4. Shop the Perimeter First

The outer aisles of most grocery stores contain fresh produce, meat, and dairy — the most nutritious and often most affordable options. The inner aisles are where processed, premium-priced items live. Stick to the perimeter as your primary shopping zone.

5. Compare Price Per Unit, Not Price Per Package

A larger package isn't always the better deal. Always check the shelf label's "price per 100g" or "price per oz" figure to make an accurate comparison between sizes and brands.

6. Don't Shop Hungry

This one is backed by research: shopping while hungry leads to more impulsive, higher-calorie, and higher-cost purchases. Eat before you go, and you'll stick closer to your list.

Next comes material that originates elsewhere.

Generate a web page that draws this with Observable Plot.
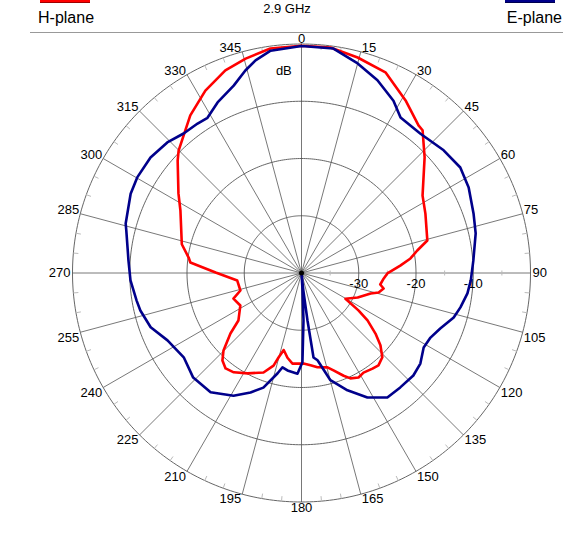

7. Embrace Frozen Vegetables

Frozen vegetables are picked and frozen at peak ripeness, meaning their nutritional profile is often comparable to fresh. They're also significantly cheaper, have a much longer shelf life, and eliminate the frustration of wilted produce.

8. Use Cashback Apps

Apps like Ibotta, Checkout 51, and Fetch Rewards offer cash back on everyday grocery items without traditional coupons. You simply photograph your receipt after shopping. It takes a few minutes but adds up over time.

9. Reduce Food Waste Ruthlessly

The average household throws away a significant portion of the food it buys. Audit your fridge weekly, rotate older items to the front, and build "use-it-up" meals around whatever is about to expire. Every item you eat instead of toss is money saved.

10. Choose a Less Expensive Store for Your Main Shop

Store choice has a bigger impact on your total grocery bill than almost any other factor. Discount grocers like Aldi and Lidl consistently undercut conventional supermarkets on staple items. Even shopping at a mid-range store instead of a premium one can make a meaningful difference.

The Bottom Line

You don't need to spend hours hunting deals. By combining a meal plan, smarter store choices, and a few habit shifts, most households can meaningfully reduce what they spend on food without eating any worse — and often eating better.